Some examples of kind acts could be:
- Sitting with a student at school who has no one to play with at lunch
- Giving money or food to a homeless person
- Offering your seat to a person on the subway or the bus
- Holding the door open for someone coming in behind you
- Offering to help with a household chore without having to be asked
5. Define kindness in your own words
Another great way to reinforce kindness is to come up with a series of “Kindness is…” statements. For example:
- Kindness is smiling at a stranger in the park
- Kindness is helping someone in need
- Kindness is doing nice things for others
Everyone should write at least one statement in their own words. This will reinforce their own sense of kindness, so it isn’t confusing and feels natural to them.
6. Give kids responsibilities
A growing number of children aren’t helping out around the household. Our children may be busier than children of past generations, but there’s real value in having them contribute meaningfully around the house.
Research has shown that when kids have chores they aren’t paid for, they become more empathetic. They develop a greater concern for those beyond themselves.
The chores have to be age appropriate, of course. But even toddlers are able to pick up their toys and place them back in their toy chest.
7. Turn off digital negativity
There are a lot of reasons to limit screen time for kids and for ourselves. It turns out kindness is yet another reason to switch off the television and put down the smartphone.

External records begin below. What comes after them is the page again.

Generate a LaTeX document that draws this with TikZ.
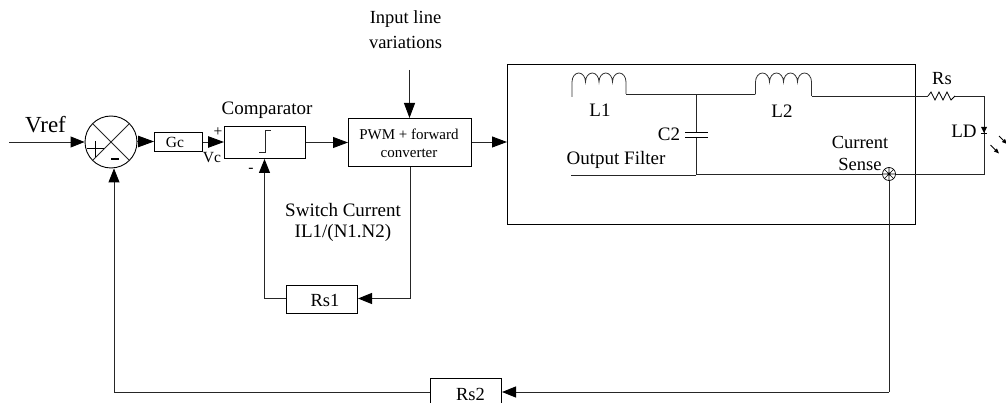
\documentclass[tikz,border=0pt]{standalone}
\usepackage{fontspec}
\setmainfont{Liberation Serif}
\usetikzlibrary{arrows.meta}
\tikzset{
  wire/.style={draw=black!85,line width=0.9pt},
  arr/.style={wire,-{Triangle[length=14pt,width=11pt,color=black]}},
  arrb/.style={wire,-{Triangle[length=16pt,width=11.5pt,color=black]}},
  arrs/.style={wire,-{Triangle[length=15pt,width=11pt,color=black]}},
  blockbox/.style={draw=black,line width=1pt,inner sep=0pt,anchor=north west,fill=white},
  lab/.style={inner sep=0pt,align=center,font=\fontsize{18.5}{22}\selectfont},
  smalllab/.style={inner sep=0pt,align=center,font=\fontsize{15.5}{18}\selectfont},
  coilline/.style={draw=black!80,line width=0.8pt}
}
\begin{document}
\begin{tikzpicture}[x=1pt,y=-1pt]
\useasboundingbox (0,0) rectangle (1006,403);
\clip (0,0) rectangle (1006,403);
% blocks
\node[blockbox,minimum width=408pt,minimum height=160.5pt] (filter) at (507,64) {};
\node[blockbox,minimum width=48pt,minimum height=19pt] (gc) at (154,132) {};
\node[blockbox,minimum width=81pt,minimum height=32pt] (comp) at (224,126) {};
\node[blockbox,minimum width=123pt,minimum height=48.5pt] (pwm) at (348,118) {};
\node[blockbox,minimum width=71pt,minimum height=28pt] (rsone) at (286,285) {};
\node[blockbox,minimum width=71pt,minimum height=40pt] (rstwo) at (430,378) {};
\node[circle,draw=black,line width=0.9pt,minimum size=52pt,inner sep=0pt] (sum) at (111,142) {};
\node[circle,draw=black,line width=0.7pt,minimum size=13pt,inner sep=0pt] (sense) at (889,174) {};
% sum interior
\draw[wire] (sum.45) -- (sum.225) (sum.135) -- (sum.315);
\draw[line width=1pt] (87,149) -- (104,149) (95.5,141) -- (95.5,157);
\draw[line width=1.4pt] (111,159) -- (119,159);
% sense interior
\draw[line width=0.6pt] (sense.45) -- (sense.225) (sense.135) -- (sense.315) (sense.north) -- (sense.south) (sense.west) -- (sense.east);
\fill (sense.center) circle (1.5pt);
% comparator step
\draw[line width=0.8pt,draw=black!85] (259,152) -- (265,152) -- (265,130) -- (271,130);
% coordinates
\coordinate (vstart) at (9,142);
\coordinate (inputtop) at (409.5,70);
\coordinate (fbcomp) at (264.5,298.5);
\coordinate (pwmdrop) at (410,298.5);
\coordinate (sumfb) at (114,392);
\coordinate (sensedrop) at (889,392);
% connectors
\draw[arr] (vstart) -- (sum.west |- vstart);
\draw[arrb] (sum.east |- 0,141.5) -- (gc.west |- 0,141.5);
\draw[arrb] (gc.east) -- (comp.west |- gc.east);
\draw[arrs] (comp.east) -- (pwm.west |- comp.east);
\draw[arrs] (inputtop) -- (inputtop |- pwm.north);
\draw[arrs] (pwm.east |- 0,142) -- (filter.west |- 0,142);
\draw[wire] (pwm.south -| pwmdrop) -- (pwmdrop);
\draw[arr] (pwmdrop) -- (rsone.east |- pwmdrop);
\draw[wire] (rsone.west |- fbcomp) -- (fbcomp);
\draw[arr] (fbcomp) -- (fbcomp |- comp.south);
\draw[wire] (sense.south) -- (sensedrop);
\draw[arr] (sensedrop) -- (rstwo.east |- sensedrop);
\draw[wire] (rstwo.west |- sumfb) -- (sumfb);
\draw[arr] (sumfb) -- (sumfb |- sum.south);
% L1
\draw[coilline] (572,97) -- (572,82) arc (180:360:6.75 and 9) arc (180:360:6.75 and 9) arc (180:360:6.75 and 9) arc (180:360:6.75 and 9) -- (626,94);
% L1 to L2
\draw[wire] (626,94.3) -- (755,94.3);
% L2
\draw[coilline] (755.5,94.3) -- (755.5,82) arc (180:360:7 and 9) arc (180:360:7 and 9) arc (180:360:7 and 9) arc (180:360:7 and 9) -- (811.5,96);
% L2 to Rs
\draw[wire] (811.5,96) -- (928,96);
\draw[line width=0.8pt] (928,96) -- (931,92) -- (935,100) -- (939,92) -- (943,100) -- (947,92) -- (951,100) -- (955,96);
\draw[wire] (955,96) -- (984,96) -- (984,174) -- (sense.east);
% bottom rail
\draw[wire] (571,175) -- (696,175);
\draw[wire] (696,174) -- (sense.west);
% C2
\draw[wire] (696,94.3) -- (696,132) (696,137) -- (696,175);
\draw[line width=0.9pt] (685,132) -- (708,132) (685,137) -- (708,137);
% LD
\fill (981,127) -- (987,127) -- (984,133) -- cycle;
\draw[line width=0.9pt] (981,133.3) -- (987,133.3);
% light arrows
\draw[line width=0.8pt,-{Triangle[length=5pt,width=4pt]}] (990.5,145) -- (999,153.5);
\draw[line width=0.8pt,-{Triangle[length=5pt,width=4pt]}] (999,136) -- (1007,144);
% labels
\node[lab] (tinput) at (405.5,19) {Input line};
\node[lab] (tvar) at (405.5,42) {variations};
\node[lab,font=\fontsize{19}{22}\selectfont] (tcomp) at (267,110) {Comparator};
\node[inner sep=0pt,font=\fontsize{23}{26}\selectfont] (tvref) at (45.5,125) {Vref};
\node[smalllab] (tgc) at (175,142) {Gc};
\node[smalllab] (tplus) at (218,132) {+};
\node[smalllab] (tvc) at (212,158) {Vc};
\node[smalllab] (tminus) at (251,170) {-};
\node[inner sep=0pt,align=center,font=\fontsize{15}{18}\selectfont] (tpwm) at (409,143.5) {PWM + forward\\converter};
\node[lab,font=\fontsize{19}{22}\selectfont] (tsw) at (343,210) {Switch Current};
\node[lab,font=\fontsize{19}{22}\selectfont] (til) at (343,233) {IL1/(N1.N2)};
\node[lab] (trsone) at (325,300) {Rs1};
\node[lab] (trstwo) at (470.5,394.5) {Rs2};
\node[lab,font=\fontsize{19}{22}\selectfont] (tlone) at (600,110) {L1};
\node[lab,font=\fontsize{19}{22}\selectfont] (tltwo) at (782,111) {L2};
\node[lab,font=\fontsize{19}{22}\selectfont] (tctwo) at (669,134) {C2};
\node[lab,font=\fontsize{19}{22}\selectfont] (tof) at (616,160) {Output Filter};
\node[lab] (trs) at (942,79) {Rs};
\node[lab,font=\fontsize{19}{22}\selectfont] (tld) at (964,131) {LD};
\node[lab] (tcur) at (860,142) {Current};
\node[lab] (tsense) at (860,164) {Sense};
\end{tikzpicture}
\end{document}
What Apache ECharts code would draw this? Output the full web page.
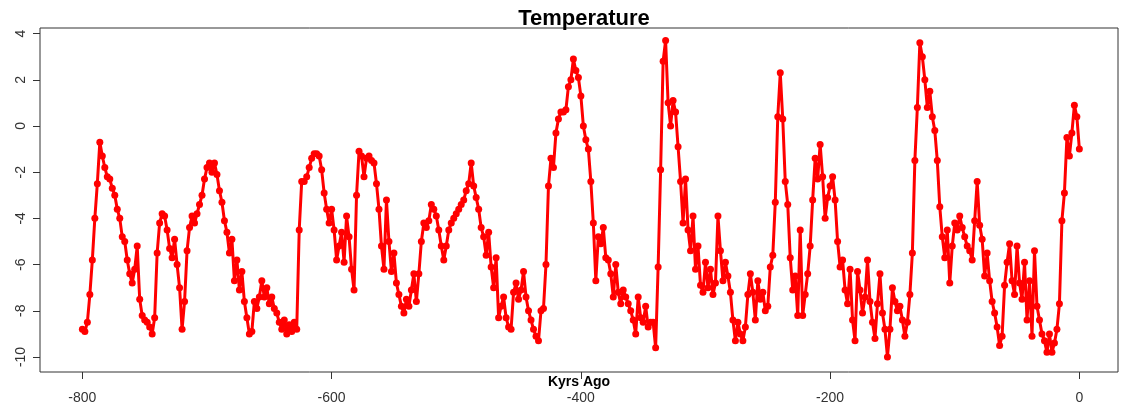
<!DOCTYPE html>
<html>
<head>
<meta charset="utf-8">
<title>Temperature</title>
<script src="https://cdn.jsdelivr.net/npm/echarts@6/dist/echarts.min.js"></script>
<style>
  html, body { margin: 0; padding: 0; background: #fff; }
  #chart { width: 1124px; height: 409px; }
</style>
</head>
<body>
<div id="chart"></div>
<script>
// temperature anomaly, every 2 kyr (oldest first)
var startAge = -800;
var stepKyr = 2;

var temp800 = [-8.8, -8.9, -8.5, -7.3, -5.8, -4.0, -2.5, -0.7, -1.3, -1.8,
    -2.2, -2.3, -2.7, -3.0, -3.6, -4.0, -4.8, -5.0, -5.8, -6.4,
    -6.8, -6.2, -5.2, -7.5, -8.2, -8.4, -8.5, -8.7, -9.0, -8.3,
    -5.5, -4.2, -3.8, -3.9, -4.5, -5.3, -5.7, -4.9, -6.0, -7.0,
    -8.8, -7.6, -5.4, -4.4, -3.9, -4.2, -3.8, -3.4, -3.0, -2.3];
var temp700 = [-1.8, -1.6, -2.0, -1.6, -2.1, -2.8, -3.3, -4.1, -4.6, -5.5,
    -4.9, -6.7, -5.8, -7.1, -6.3, -7.6, -8.3, -9.0, -8.9, -7.6,
    -7.9, -7.4, -6.7, -7.4, -7.0, -7.7, -7.4, -7.9, -8.1, -8.5,
    -8.8, -8.4, -9.0, -8.6, -8.9, -8.5, -8.8, -4.5, -2.4, -2.4,
    -2.2, -1.8, -1.4, -1.2, -1.2, -1.3, -1.9, -2.9, -3.6, -4.2];
var temp600 = [-3.6, -4.5, -5.8, -5.2, -4.6, -5.9, -3.9, -4.8, -6.2, -7.1,
    -3.0, -1.1, -1.3, -2.2, -1.4, -1.3, -1.5, -1.6, -2.5, -3.6,
    -5.2, -6.2, -3.2, -5.0, -6.3, -5.5, -6.8, -7.3, -7.8, -8.1,
    -7.5, -7.8, -7.1, -6.4, -7.6, -6.4, -5.0, -4.2, -4.4, -4.1,
    -3.4, -3.6, -3.9, -4.5, -5.2, -5.8, -5.2, -4.5, -4.2, -4.0];
var temp500 = [-3.8, -3.6, -3.4, -3.2, -2.8, -2.5, -1.6, -2.6, -3.1, -3.6,
    -4.4, -4.8, -5.6, -4.6, -6.1, -7.0, -5.7, -8.3, -7.8, -7.4,
    -8.3, -8.7, -8.8, -7.2, -6.8, -7.5, -7.1, -6.3, -7.4, -8.0,
    -8.4, -8.8, -9.1, -9.3, -8.0, -7.9, -6.0, -2.6, -1.4, -1.8,
    -0.3, 0.3, 0.6, 0.6, 0.7, 1.7, 2.0, 2.9, 2.4, 2.1];
var temp400 = [1.3, 0.0, -0.6, -1.0, -2.4, -4.2, -6.7, -4.8, -5.1, -4.4,
    -5.7, -5.8, -6.4, -7.4, -6.0, -7.2, -7.7, -7.1, -7.4, -7.7,
    -8.0, -8.4, -9.0, -7.4, -8.3, -8.5, -7.8, -8.7, -8.5, -8.5,
    -9.6, -6.1, -1.9, 2.8, 3.7, 1.0, 0.0, 1.1, 0.6, -0.9,
    -2.4, -4.2, -2.3, -4.5, -5.4, -3.9, -6.2, -5.2, -6.9, -7.2];
var temp300 = [-5.9, -7.0, -6.2, -7.3, -6.8, -3.9, -5.4, -6.7, -5.9, -6.5,
    -7.2, -8.4, -9.3, -8.5, -9.0, -9.3, -8.7, -7.3, -6.4, -7.2,
    -8.4, -6.7, -7.5, -7.2, -8.0, -7.8, -6.1, -5.6, -3.3, 0.4,
    2.3, 0.3, -2.4, -3.4, -5.7, -7.1, -6.5, -8.2, -4.5, -8.2,
    -7.3, -6.4, -5.2, -3.2, -1.4, -2.3, -0.8, -2.2, -4.0, -3.1];
var temp200 = [-2.6, -2.2, -3.2, -5.0, -6.1, -5.8, -7.1, -7.7, -6.2, -8.4,
    -9.3, -6.3, -7.1, -8.1, -7.4, -5.8, -7.6, -8.5, -9.2, -7.7,
    -6.4, -8.1, -8.8, -10.0, -8.8, -7.0, -7.6, -8.0, -7.8, -8.4,
    -9.1, -8.5, -7.3, -5.5, -1.5, 0.8, 3.6, 3.0, 2.0, 0.8,
    1.5, 0.4, -0.2, -1.5, -3.5, -4.8, -5.7, -4.5, -6.8, -5.2];
var temp100 = [-4.2, -4.5, -3.9, -4.4, -4.8, -5.2, -5.4, -5.8, -4.1, -2.4,
    -4.3, -4.9, -6.5, -5.5, -6.7, -7.6, -8.1, -8.7, -9.5, -9.1,
    -6.9, -5.9, -5.1, -6.7, -7.3, -5.2, -6.8, -7.5, -5.9, -8.4,
    -6.7, -9.1, -5.4, -7.8, -8.4, -9.0, -9.3, -9.8, -9.0, -9.8,
    -9.4, -8.8, -7.7, -4.1, -2.9, -0.5, -1.3, -0.3, 0.9, 0.4,
    -1.0];

var xTicks = [-800, -600, -400, -200, 0];
var yTicks = [-10, -8, -6, -4, -2, 0, 2, 4];

var temps = [].concat(temp800, temp700, temp600, temp500, temp400, temp300, temp200, temp100);
var points = temps.map(function (v, i) {
    return [startAge + i * stepKyr, v];
});

var font = 'Liberation Sans, Arial, sans-serif';
var chart = echarts.init(document.getElementById('chart'));
chart.setOption({
    backgroundColor: '#fff',
    animation: false,
    title: {
        text: 'Temperature',
        left: 579,
        top: 3,
        textAlign: 'center',
        textStyle: { fontFamily: font, fontSize: 22, fontWeight: 'bold', color: '#000' }
    },
    grid: {
        left: 40,
        right: 6,
        top: 28,
        bottom: 37,
        show: true,
        borderColor: '#333',
        borderWidth: 1,
        outerBoundsMode: 'none'
    },
    xAxis: {
        type: 'value',
        min: -834,
        max: 31,
        name: 'Kyrs Ago',
        nameLocation: 'middle',
        nameGap: 3,
        nameMoveOverlap: false,
        nameTextStyle: { fontFamily: font, fontSize: 14, fontWeight: 'bold', color: '#000', verticalAlign: 'top' },
        axisLine: { show: false, onZero: false },
        splitLine: { show: false },
        axisTick: { show: true, length: 7, customValues: xTicks, lineStyle: { color: '#333' } },
        axisLabel: { customValues: xTicks, margin: 19, fontFamily: font, fontSize: 14, color: '#333' }
    },
    yAxis: {
        type: 'value',
        min: -10.65,
        max: 4.24,
        axisLine: { show: false, onZero: false },
        splitLine: { show: false },
        axisTick: { show: true, length: 7, customValues: yTicks, lineStyle: { color: '#333' } },
        axisLabel: { customValues: yTicks, rotate: 90, margin: 12, fontFamily: font, fontSize: 14, color: '#333' }
    },
    series: [{
        name: 'Temperature',
        type: 'line',
        data: points,
        showSymbol: true,
        showAllSymbol: true,
        symbol: 'circle',
        symbolSize: 7,
        itemStyle: { color: '#ff0000' },
        lineStyle: { color: '#ff0000', width: 3 }
    }]
});
</script>
</body>
</html>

From violent video games and sassy kids’ programming to the evening news, negativity is everywhere. It’s important that we as parents limit their exposure to it so that we don’t raise fearful children who are more interested in their own survival than that of another person.
Kindness is looking outward – not inward
In today’s “selfie” culture, it’s more important than ever to teach kids to stop thinking about themselves and to consider the feelings and needs of others. With practice and patience, both parents and our kids will be able to enjoy the enhanced happiness that comes with a kinder, more empathetic mindset.